== Dataset excerpt
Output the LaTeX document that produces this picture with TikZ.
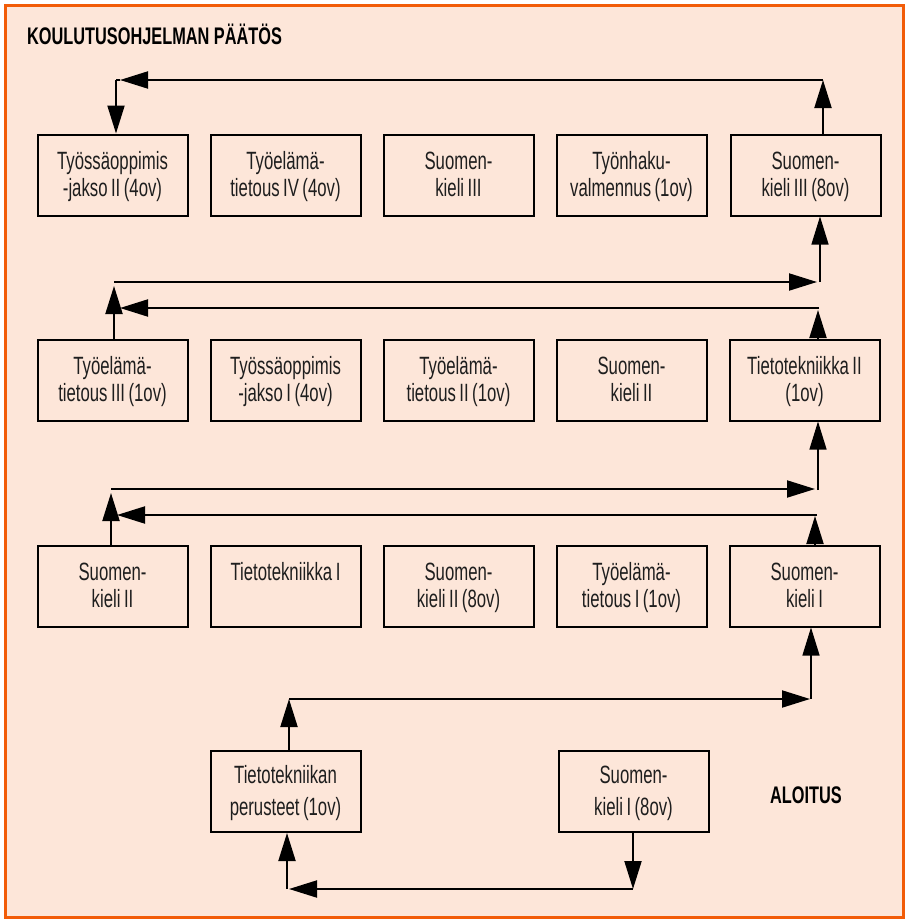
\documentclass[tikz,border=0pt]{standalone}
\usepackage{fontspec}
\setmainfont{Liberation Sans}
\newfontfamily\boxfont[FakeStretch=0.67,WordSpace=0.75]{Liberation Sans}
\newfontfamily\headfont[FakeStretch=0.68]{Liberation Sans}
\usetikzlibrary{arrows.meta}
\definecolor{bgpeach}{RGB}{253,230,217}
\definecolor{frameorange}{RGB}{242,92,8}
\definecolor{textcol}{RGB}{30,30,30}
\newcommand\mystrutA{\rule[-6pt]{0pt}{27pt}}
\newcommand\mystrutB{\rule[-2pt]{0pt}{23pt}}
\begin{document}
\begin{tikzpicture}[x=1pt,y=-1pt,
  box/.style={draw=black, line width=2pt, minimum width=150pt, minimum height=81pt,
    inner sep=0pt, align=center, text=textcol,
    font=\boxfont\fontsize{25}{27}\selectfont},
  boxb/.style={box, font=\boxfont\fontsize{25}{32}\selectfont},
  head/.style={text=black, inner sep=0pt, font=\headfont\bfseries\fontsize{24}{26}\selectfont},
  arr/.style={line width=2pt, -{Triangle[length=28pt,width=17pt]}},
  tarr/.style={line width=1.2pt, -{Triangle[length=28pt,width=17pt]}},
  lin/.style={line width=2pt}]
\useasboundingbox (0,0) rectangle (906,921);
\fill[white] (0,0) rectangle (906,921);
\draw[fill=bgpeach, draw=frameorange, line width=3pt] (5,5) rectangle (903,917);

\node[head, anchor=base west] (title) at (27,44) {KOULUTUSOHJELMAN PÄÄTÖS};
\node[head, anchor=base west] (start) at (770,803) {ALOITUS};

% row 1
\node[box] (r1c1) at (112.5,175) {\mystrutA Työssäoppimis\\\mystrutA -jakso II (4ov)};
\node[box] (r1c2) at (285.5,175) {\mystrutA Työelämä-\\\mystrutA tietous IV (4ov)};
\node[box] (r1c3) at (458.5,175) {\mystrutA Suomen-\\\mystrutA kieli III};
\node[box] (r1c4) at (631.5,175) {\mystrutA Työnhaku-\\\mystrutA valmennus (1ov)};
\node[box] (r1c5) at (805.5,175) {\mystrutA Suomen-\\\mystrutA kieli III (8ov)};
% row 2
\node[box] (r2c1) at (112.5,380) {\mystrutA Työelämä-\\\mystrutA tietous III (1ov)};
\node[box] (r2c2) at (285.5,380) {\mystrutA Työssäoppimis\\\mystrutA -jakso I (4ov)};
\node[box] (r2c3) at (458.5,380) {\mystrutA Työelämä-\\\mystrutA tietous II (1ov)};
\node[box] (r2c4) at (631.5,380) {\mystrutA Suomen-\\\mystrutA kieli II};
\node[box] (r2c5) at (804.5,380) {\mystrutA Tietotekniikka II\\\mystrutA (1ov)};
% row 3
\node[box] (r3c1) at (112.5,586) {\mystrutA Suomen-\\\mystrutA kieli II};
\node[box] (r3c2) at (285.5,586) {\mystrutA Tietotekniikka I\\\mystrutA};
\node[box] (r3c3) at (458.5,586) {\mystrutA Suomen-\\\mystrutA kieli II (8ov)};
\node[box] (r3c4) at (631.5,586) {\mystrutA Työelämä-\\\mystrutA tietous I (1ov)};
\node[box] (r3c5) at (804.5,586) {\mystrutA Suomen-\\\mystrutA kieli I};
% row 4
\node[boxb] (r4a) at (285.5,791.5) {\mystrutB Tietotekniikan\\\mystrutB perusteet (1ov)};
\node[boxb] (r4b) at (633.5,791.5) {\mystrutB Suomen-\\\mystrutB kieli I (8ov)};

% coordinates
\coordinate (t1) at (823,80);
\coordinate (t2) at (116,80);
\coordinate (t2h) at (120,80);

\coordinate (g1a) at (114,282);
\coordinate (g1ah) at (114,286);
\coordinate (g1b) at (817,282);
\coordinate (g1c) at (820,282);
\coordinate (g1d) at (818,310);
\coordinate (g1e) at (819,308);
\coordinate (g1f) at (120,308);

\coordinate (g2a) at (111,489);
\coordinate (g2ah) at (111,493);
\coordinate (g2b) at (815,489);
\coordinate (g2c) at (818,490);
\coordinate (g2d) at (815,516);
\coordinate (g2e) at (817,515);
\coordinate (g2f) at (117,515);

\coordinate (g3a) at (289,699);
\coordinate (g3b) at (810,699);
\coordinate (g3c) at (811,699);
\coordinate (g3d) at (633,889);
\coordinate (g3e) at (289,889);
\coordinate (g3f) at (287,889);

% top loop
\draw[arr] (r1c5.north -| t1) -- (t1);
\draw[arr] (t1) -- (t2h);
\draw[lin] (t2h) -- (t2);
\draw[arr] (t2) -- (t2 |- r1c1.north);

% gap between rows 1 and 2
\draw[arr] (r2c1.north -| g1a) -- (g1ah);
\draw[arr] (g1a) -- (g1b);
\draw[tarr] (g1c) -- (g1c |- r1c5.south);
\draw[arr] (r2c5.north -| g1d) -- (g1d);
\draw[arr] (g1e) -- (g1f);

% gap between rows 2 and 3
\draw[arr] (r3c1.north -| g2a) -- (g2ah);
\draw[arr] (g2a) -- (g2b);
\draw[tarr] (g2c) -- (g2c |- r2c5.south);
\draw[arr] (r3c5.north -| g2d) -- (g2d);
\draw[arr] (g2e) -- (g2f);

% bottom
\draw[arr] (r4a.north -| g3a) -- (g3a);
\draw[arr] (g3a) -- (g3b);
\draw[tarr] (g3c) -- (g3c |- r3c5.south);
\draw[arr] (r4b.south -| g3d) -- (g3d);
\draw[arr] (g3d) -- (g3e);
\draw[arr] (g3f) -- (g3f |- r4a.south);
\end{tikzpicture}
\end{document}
====
Task directions — From the first line above down to the line with "(5,5) rectangle (903,917);", reproduce every line and no others, omitting pictures.

Right answer —
Output the LaTeX document that produces this picture with TikZ.
\documentclass[tikz,border=0pt]{standalone}
\usepackage{fontspec}
\setmainfont{Liberation Sans}
\newfontfamily\boxfont[FakeStretch=0.67,WordSpace=0.75]{Liberation Sans}
\newfontfamily\headfont[FakeStretch=0.68]{Liberation Sans}
\usetikzlibrary{arrows.meta}
\definecolor{bgpeach}{RGB}{253,230,217}
\definecolor{frameorange}{RGB}{242,92,8}
\definecolor{textcol}{RGB}{30,30,30}
\newcommand\mystrutA{\rule[-6pt]{0pt}{27pt}}
\newcommand\mystrutB{\rule[-2pt]{0pt}{23pt}}
\begin{document}
\begin{tikzpicture}[x=1pt,y=-1pt,
  box/.style={draw=black, line width=2pt, minimum width=150pt, minimum height=81pt,
    inner sep=0pt, align=center, text=textcol,
    font=\boxfont\fontsize{25}{27}\selectfont},
  boxb/.style={box, font=\boxfont\fontsize{25}{32}\selectfont},
  head/.style={text=black, inner sep=0pt, font=\headfont\bfseries\fontsize{24}{26}\selectfont},
  arr/.style={line width=2pt, -{Triangle[length=28pt,width=17pt]}},
  tarr/.style={line width=1.2pt, -{Triangle[length=28pt,width=17pt]}},
  lin/.style={line width=2pt}]
\useasboundingbox (0,0) rectangle (906,921);
\fill[white] (0,0) rectangle (906,921);
\draw[fill=bgpeach, draw=frameorange, line width=3pt] (5,5) rectangle (903,917);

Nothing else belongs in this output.